Here we see the influences of critical theory on Kendi’s ‘antiracism.’ Racial equality is only one aspect of the equality of all groups, whether groups determined by race, or gender, or sexual orientation, or culture. Antiracists find solidarity with women, and the LGBT community, and the working class because all of these groups experience oppression. According to Kendi (and according to critical theory) their struggles and the struggle for racial equality are inextricably linked.
Here, Christians again must be very careful. On the one hand, we should oppose any law or policy or action or belief which denies or defaces the Imago Dei, which all human beings share equally. Similarly, Christians should not want to live under a theocracy in which the power of the State is used to coerce external conformity to Christian doctrine while human hearts are unconverted.

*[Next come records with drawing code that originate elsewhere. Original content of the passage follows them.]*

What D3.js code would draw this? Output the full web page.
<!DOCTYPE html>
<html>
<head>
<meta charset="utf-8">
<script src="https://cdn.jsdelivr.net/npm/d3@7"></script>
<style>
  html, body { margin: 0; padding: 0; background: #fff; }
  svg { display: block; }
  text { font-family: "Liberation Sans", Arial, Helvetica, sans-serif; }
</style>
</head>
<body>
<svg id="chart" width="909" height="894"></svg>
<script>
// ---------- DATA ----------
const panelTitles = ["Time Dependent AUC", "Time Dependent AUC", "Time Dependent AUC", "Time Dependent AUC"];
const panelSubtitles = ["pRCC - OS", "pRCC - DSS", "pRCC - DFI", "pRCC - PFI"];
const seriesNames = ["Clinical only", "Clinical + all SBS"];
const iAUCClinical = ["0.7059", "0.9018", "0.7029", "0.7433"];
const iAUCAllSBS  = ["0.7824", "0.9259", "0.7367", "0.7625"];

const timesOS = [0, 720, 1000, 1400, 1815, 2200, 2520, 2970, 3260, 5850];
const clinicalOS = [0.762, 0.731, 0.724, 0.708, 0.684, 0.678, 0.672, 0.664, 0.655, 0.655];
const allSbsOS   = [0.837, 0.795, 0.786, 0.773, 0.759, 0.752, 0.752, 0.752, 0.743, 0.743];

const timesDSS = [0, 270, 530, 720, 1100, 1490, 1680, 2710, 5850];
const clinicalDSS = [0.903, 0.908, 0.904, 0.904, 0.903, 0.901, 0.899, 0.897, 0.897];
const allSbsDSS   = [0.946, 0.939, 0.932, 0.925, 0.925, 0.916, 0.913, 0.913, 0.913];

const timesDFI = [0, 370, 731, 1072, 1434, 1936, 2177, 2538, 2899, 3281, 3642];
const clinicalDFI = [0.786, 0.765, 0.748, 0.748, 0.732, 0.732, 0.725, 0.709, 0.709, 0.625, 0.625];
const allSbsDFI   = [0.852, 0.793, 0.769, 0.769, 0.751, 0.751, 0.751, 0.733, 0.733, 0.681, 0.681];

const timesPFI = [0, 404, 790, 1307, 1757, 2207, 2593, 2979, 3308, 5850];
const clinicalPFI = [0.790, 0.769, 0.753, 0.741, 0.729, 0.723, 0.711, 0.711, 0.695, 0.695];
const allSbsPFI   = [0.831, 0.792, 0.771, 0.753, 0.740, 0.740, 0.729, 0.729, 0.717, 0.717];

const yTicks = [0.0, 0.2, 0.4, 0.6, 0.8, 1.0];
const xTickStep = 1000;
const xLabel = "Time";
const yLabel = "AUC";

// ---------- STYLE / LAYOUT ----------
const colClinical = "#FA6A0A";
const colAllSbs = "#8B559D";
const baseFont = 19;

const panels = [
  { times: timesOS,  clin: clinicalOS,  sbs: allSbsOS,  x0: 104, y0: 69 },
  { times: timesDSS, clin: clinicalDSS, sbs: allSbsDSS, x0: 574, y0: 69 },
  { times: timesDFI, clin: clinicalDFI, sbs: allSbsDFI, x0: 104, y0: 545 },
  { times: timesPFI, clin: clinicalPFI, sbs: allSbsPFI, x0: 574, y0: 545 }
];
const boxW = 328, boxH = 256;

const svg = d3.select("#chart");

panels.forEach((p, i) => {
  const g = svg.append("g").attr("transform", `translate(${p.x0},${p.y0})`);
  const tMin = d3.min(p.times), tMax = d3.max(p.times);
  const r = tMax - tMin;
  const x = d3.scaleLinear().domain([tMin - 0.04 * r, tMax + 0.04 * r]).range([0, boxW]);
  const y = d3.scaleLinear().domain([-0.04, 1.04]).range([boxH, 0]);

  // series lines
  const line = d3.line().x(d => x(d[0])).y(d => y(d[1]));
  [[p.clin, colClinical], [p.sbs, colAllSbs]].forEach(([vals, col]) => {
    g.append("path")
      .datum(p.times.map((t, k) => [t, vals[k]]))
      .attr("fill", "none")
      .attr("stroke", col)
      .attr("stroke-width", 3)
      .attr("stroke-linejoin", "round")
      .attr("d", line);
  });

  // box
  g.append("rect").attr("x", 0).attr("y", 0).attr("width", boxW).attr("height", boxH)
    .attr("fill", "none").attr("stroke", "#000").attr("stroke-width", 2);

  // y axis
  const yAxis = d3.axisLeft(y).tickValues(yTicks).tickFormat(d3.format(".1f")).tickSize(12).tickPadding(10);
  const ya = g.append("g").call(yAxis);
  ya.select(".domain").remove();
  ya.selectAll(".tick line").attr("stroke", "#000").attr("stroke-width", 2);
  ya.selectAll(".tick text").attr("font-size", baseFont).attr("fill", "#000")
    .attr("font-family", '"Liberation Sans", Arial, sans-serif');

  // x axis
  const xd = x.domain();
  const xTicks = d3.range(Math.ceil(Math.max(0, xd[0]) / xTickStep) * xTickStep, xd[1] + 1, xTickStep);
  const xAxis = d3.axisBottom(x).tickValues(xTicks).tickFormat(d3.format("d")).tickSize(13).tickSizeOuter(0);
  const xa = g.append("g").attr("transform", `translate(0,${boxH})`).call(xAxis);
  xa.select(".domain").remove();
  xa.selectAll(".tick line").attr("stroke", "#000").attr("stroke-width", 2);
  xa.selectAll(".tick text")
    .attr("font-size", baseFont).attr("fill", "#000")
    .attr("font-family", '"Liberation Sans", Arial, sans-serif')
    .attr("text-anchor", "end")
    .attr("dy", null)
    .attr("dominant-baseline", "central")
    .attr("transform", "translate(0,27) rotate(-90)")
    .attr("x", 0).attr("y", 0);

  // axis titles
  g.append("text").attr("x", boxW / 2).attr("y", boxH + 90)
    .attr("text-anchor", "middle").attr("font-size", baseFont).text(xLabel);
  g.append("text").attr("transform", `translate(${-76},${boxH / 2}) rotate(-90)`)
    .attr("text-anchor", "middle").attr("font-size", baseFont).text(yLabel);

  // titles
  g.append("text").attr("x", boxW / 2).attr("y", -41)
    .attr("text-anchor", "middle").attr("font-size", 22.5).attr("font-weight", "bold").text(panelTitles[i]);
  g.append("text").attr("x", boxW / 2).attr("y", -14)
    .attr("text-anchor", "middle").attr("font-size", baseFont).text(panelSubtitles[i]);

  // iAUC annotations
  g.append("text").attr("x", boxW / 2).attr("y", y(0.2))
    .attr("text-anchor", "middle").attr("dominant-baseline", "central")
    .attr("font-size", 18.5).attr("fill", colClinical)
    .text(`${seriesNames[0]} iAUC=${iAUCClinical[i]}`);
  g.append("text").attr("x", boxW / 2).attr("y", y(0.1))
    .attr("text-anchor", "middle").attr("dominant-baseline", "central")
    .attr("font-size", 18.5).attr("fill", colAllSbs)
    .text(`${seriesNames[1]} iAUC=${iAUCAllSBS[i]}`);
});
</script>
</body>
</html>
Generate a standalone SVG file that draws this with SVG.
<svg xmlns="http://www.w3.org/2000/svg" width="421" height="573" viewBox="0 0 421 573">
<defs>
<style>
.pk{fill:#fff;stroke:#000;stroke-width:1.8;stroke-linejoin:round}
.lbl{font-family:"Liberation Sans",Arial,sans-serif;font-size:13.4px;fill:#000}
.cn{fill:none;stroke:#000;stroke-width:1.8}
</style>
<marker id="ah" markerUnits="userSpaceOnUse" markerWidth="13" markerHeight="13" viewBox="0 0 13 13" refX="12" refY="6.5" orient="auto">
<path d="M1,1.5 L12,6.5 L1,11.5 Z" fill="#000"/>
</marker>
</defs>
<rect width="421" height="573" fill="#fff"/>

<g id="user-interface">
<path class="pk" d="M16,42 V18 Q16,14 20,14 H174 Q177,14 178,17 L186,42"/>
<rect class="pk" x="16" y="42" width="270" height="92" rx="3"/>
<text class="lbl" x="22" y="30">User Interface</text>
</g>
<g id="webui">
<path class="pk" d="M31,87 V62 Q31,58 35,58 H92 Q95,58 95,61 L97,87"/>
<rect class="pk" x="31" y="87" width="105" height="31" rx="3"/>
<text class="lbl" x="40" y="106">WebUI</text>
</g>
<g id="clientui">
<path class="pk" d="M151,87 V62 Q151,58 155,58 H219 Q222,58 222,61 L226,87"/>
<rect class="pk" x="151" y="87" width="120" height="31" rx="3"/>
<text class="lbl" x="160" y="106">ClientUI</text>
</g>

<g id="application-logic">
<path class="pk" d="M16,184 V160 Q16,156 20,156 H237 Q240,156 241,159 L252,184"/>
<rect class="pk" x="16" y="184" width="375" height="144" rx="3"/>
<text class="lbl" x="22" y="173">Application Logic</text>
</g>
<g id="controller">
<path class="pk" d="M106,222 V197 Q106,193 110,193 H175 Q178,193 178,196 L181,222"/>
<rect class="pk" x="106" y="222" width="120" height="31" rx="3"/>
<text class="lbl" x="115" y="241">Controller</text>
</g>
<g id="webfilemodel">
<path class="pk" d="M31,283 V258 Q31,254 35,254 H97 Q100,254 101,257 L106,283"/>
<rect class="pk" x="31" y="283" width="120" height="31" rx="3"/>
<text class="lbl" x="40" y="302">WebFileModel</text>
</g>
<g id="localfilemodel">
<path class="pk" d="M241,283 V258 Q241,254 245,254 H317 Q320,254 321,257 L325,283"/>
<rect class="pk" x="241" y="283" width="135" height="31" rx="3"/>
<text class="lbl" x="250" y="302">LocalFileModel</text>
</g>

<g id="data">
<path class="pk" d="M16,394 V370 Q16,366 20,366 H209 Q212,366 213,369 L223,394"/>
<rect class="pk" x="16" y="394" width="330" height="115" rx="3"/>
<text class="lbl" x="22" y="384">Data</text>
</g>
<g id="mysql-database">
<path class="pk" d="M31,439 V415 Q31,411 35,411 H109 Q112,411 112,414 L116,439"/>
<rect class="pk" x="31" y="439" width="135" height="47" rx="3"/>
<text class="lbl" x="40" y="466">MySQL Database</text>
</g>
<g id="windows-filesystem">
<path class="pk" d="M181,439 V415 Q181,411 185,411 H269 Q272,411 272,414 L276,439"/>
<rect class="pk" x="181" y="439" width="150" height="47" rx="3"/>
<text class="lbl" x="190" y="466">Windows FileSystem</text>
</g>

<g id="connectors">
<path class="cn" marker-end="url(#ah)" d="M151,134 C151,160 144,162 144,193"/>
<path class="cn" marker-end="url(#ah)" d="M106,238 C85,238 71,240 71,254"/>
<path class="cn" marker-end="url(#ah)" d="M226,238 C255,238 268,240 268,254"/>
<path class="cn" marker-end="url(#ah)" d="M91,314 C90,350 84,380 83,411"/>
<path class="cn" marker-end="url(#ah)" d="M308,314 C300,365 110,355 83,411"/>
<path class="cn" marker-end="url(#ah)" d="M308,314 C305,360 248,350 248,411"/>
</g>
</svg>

Nor should we confuse Christian moral norms with American cultural norms. The two are different. Christianity was birthed in the Middle East, and came to Asia Minor and Africa before it ever reached Europe, let alone North America. We must be exceptionally careful not to conflate Christianity with the United States.
On the other hand, Christians do want as many people as possible to embrace the gospel and we do want Christian moral norms to shape how people think about God and about other human beings. We do not want to live in a culture where infanticide or human sacrifice are seen as legitimate expressions of culture. In this sense, we cannot simply celebrate multiculturalism for the sake of multiculturalism.
Nor, I suspect, can Kendi. In his final paragraphs, he imagines eradicating racism through “Americans [who are] committed to antiracist policies seizing power and maintaining power over institutions, neighborhoods, countries, states, nations – the world…. [so that] antiracist policies become the law of the land, and then antiracist ideas become the common sense of the people” (p. 510). Of course, in this ideal antiracist society, racist or sexist or homophobic cultures would indeed be “directly and indirectly asked to learn and conform to other group’s cultural norms in public in order to get ahead,” which Kendi claims to oppose. But here we return to the paradox of cultural relativism. When push comes to shove, the cultural relativist wants to marginalize certain cultures (the intolerant, regressive ones) and to normalize other cultures (the tolerant, progressive ones). We can’t avoid making moral judgments about certain cultural practices, so why not be up front about it?
Stamped from the Beginning is an important and influential book. Yet it suffers from numerous serious flaws, both in the historical and factual claims it makes and in the overall ideology which shapes the work. Read it, but read it critically.